**TASK PROMPT**
Leave out the pictures and copy everything else below exactly.
_ _ _ _ _
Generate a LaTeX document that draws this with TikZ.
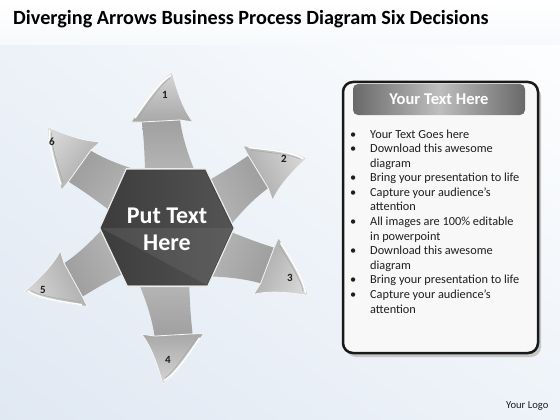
\documentclass[tikz,border=0pt]{standalone}
\usepackage{fontspec}
\setmainfont{Carlito}
\usetikzlibrary{shadings}
\definecolor{bgblue}{RGB}{224,232,242}
\definecolor{bgmid}{RGB}{238,243,249}
\definecolor{arrtop}{RGB}{160,160,160}
\definecolor{arrbot}{RGB}{198,198,198}
\definecolor{headc}{RGB}{214,214,214}
\definecolor{headd}{RGB}{168,168,168}
\definecolor{hexa}{RGB}{84,84,84}
\definecolor{hexb}{RGB}{60,60,60}
\definecolor{hdrdark}{RGB}{105,105,105}
\definecolor{hdrlight}{RGB}{190,190,190}
\definecolor{panelbg}{RGB}{248,248,248}
\definecolor{txt}{RGB}{30,30,30}
\tikzset{
  arrowbody/.style={top color=arrtop, bottom color=arrbot, shading angle=#1},
  arrowhead/.style={top color=headc, bottom color=headd, shading angle=#1, draw=white!92!gray, line width=0.8pt},
  rimline/.style={draw=white, line width=1.4pt},
  rimdark/.style={draw=gray!70, line width=0.5pt},
  numlabel/.style={font=\fontsize{11}{13}\selectfont\bfseries, text=txt, inner sep=0pt},
}
\begin{document}
\begin{tikzpicture}[x=1pt,y=-1pt]
\useasboundingbox (0,0) rectangle (560,420);
% background
\shade[upper left=bgmid, upper right=white, lower left=bgblue, lower right=bgmid] (0,0) rectangle (560,420);
\shade[top color=white, bottom color=white!50!bgmid] (0,0) rectangle (560,45);
% title
\node[anchor=base west, inner sep=0pt, font=\fontsize{20.2}{24}\selectfont\bfseries, text=black] (title) at (13,25) {Diverging Arrows Business Process Diagram Six Decisions};
% arrows
\foreach \r in {0,-61.6,-113.7,-179.7,115.8,51.5} {
  \begin{scope}[shift={(167,228)}, x=1pt, y=1pt, rotate=\r]
    \path[arrowbody=\r] (-24,15) -- (-22,60) .. controls (-23,85) .. (-25,106)
      -- (13,108) .. controls (17,80) and (28,55) .. (46,15) -- cycle;
    \path[arrowhead=\r] (-25,106) -- (-36,106) .. controls (-19,131) and (-6,149) .. (5,156)
      .. controls (9,141) and (15,120) .. (26,106) -- (13,108) -- cycle;
    \draw[rimline] (-32,110) .. controls (-17,132) and (-6,147) .. (4,153);
    \draw[rimdark] (-29,110) .. controls (-15,130) and (-5,145) .. (3,150);
  \end{scope}
}
% hexagon
\fill[black!8] (99,228) -- (126,168) -- (206,168) -- (235,228) -- (208,287) -- (127,287) -- cycle;
\shade[left color=hexb, right color=hexa, draw=black!75, line width=0.8pt] (101,228) -- (127,170) -- (205,170) -- (233,228) -- (207,285) -- (128,285) -- cycle;
\fill[hexa!85!white, opacity=0.35] (101,228) -- (233,228) -- (207,285) -- cycle;
\node[align=center, text=white, inner sep=0pt, font=\fontsize{24}{27}\selectfont\bfseries] (hex) at (167,229) {Put Text\\Here};
% numbers
\node[numlabel] (n1) at (165,95) {1};
\node[numlabel] (n2) at (284,159) {2};
\node[numlabel] (n3) at (290,278) {3};
\node[numlabel] (n4) at (168,360) {4};
\node[numlabel] (n5) at (43,290) {5};
\node[numlabel] (n6) at (52,142) {6};
% panel
\fill[black!22, rounded corners=10pt] (346,86) rectangle (541,357);
\draw[line width=2.5pt, draw=black!90, fill=panelbg, rounded corners=10pt] (343,82) rectangle (538,353);
\shade[rounded corners=5pt, left color=hdrdark, right color=hdrdark, middle color=hdrlight] (353,84) rectangle (525,115);
\node[text=white, inner sep=0pt, font=\fontsize{16.5}{20}\selectfont\bfseries] (hdr) at (439,99) {Your Text Here};
\node[anchor=base west, inner sep=0pt, text=txt, font=\fontsize{12.3}{14.6}\selectfont] (list) at (350,138) {%
\begin{tabular}[t]{@{}p{20pt}@{}l@{}}
\textbullet & Your Text Goes here\\
\textbullet & Download this awesome\\
 & diagram\\
\textbullet & Bring your presentation to life\\
\textbullet & Capture your audience’s\\
 & attention\\
\textbullet & All images are 100\% editable\\
 & in powerpoint\\
\textbullet & Download this awesome\\
 & diagram\\
\textbullet & Bring your presentation to life\\
\textbullet & Capture your audience’s\\
 & attention
\end{tabular}};
\node[anchor=base west, inner sep=0pt, text=txt, font=\fontsize{10.6}{12}\selectfont] (logo) at (506,408) {Your Logo};
\end{tikzpicture}
\end{document}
_ _ _ _ _
**OUTPUT BELOW**
Generate a LaTeX document that draws this with TikZ.
\documentclass[tikz,border=0pt]{standalone}
\usepackage{fontspec}
\setmainfont{Carlito}
\usetikzlibrary{shadings}
\definecolor{bgblue}{RGB}{224,232,242}
\definecolor{bgmid}{RGB}{238,243,249}
\definecolor{arrtop}{RGB}{160,160,160}
\definecolor{arrbot}{RGB}{198,198,198}
\definecolor{headc}{RGB}{214,214,214}
\definecolor{headd}{RGB}{168,168,168}
\definecolor{hexa}{RGB}{84,84,84}
\definecolor{hexb}{RGB}{60,60,60}
\definecolor{hdrdark}{RGB}{105,105,105}
\definecolor{hdrlight}{RGB}{190,190,190}
\definecolor{panelbg}{RGB}{248,248,248}
\definecolor{txt}{RGB}{30,30,30}
\tikzset{
  arrowbody/.style={top color=arrtop, bottom color=arrbot, shading angle=#1},
  arrowhead/.style={top color=headc, bottom color=headd, shading angle=#1, draw=white!92!gray, line width=0.8pt},
  rimline/.style={draw=white, line width=1.4pt},
  rimdark/.style={draw=gray!70, line width=0.5pt},
  numlabel/.style={font=\fontsize{11}{13}\selectfont\bfseries, text=txt, inner sep=0pt},
}
\begin{document}
\begin{tikzpicture}[x=1pt,y=-1pt]
\useasboundingbox (0,0) rectangle (560,420);
% background
\shade[upper left=bgmid, upper right=white, lower left=bgblue, lower right=bgmid] (0,0) rectangle (560,420);
\shade[top color=white, bottom color=white!50!bgmid] (0,0) rectangle (560,45);
% title
\node[anchor=base west, inner sep=0pt, font=\fontsize{20.2}{24}\selectfont\bfseries, text=black] (title) at (13,25) {Diverging Arrows Business Process Diagram Six Decisions};
% arrows
\foreach \r in {0,-61.6,-113.7,-179.7,115.8,51.5} {
  \begin{scope}[shift={(167,228)}, x=1pt, y=1pt, rotate=\r]
    \path[arrowbody=\r] (-24,15) -- (-22,60) .. controls (-23,85) .. (-25,106)
      -- (13,108) .. controls (17,80) and (28,55) .. (46,15) -- cycle;
    \path[arrowhead=\r] (-25,106) -- (-36,106) .. controls (-19,131) and (-6,149) .. (5,156)
      .. controls (9,141) and (15,120) .. (26,106) -- (13,108) -- cycle;
    \draw[rimline] (-32,110) .. controls (-17,132) and (-6,147) .. (4,153);
    \draw[rimdark] (-29,110) .. controls (-15,130) and (-5,145) .. (3,150);
  \end{scope}
}
% hexagon
\fill[black!8] (99,228) -- (126,168) -- (206,168) -- (235,228) -- (208,287) -- (127,287) -- cycle;
\shade[left color=hexb, right color=hexa, draw=black!75, line width=0.8pt] (101,228) -- (127,170) -- (205,170) -- (233,228) -- (207,285) -- (128,285) -- cycle;
\fill[hexa!85!white, opacity=0.35] (101,228) -- (233,228) -- (207,285) -- cycle;
\node[align=center, text=white, inner sep=0pt, font=\fontsize{24}{27}\selectfont\bfseries] (hex) at (167,229) {Put Text\\Here};
% numbers
\node[numlabel] (n1) at (165,95) {1};
\node[numlabel] (n2) at (284,159) {2};
\node[numlabel] (n3) at (290,278) {3};
\node[numlabel] (n4) at (168,360) {4};
\node[numlabel] (n5) at (43,290) {5};
\node[numlabel] (n6) at (52,142) {6};
% panel
\fill[black!22, rounded corners=10pt] (346,86) rectangle (541,357);
\draw[line width=2.5pt, draw=black!90, fill=panelbg, rounded corners=10pt] (343,82) rectangle (538,353);
\shade[rounded corners=5pt, left color=hdrdark, right color=hdrdark, middle color=hdrlight] (353,84) rectangle (525,115);
\node[text=white, inner sep=0pt, font=\fontsize{16.5}{20}\selectfont\bfseries] (hdr) at (439,99) {Your Text Here};
\node[anchor=base west, inner sep=0pt, text=txt, font=\fontsize{12.3}{14.6}\selectfont] (list) at (350,138) {%
\begin{tabular}[t]{@{}p{20pt}@{}l@{}}
\textbullet & Your Text Goes here\\
\textbullet & Download this awesome\\
 & diagram\\
\textbullet & Bring your presentation to life\\
\textbullet & Capture your audience’s\\
 & attention\\
\textbullet & All images are 100\% editable\\
 & in powerpoint\\
\textbullet & Download this awesome\\
 & diagram\\
\textbullet & Bring your presentation to life\\
\textbullet & Capture your audience’s\\
 & attention
\end{tabular}};
\node[anchor=base west, inner sep=0pt, text=txt, font=\fontsize{10.6}{12}\selectfont] (logo) at (506,408) {Your Logo};
\end{tikzpicture}
\end{document}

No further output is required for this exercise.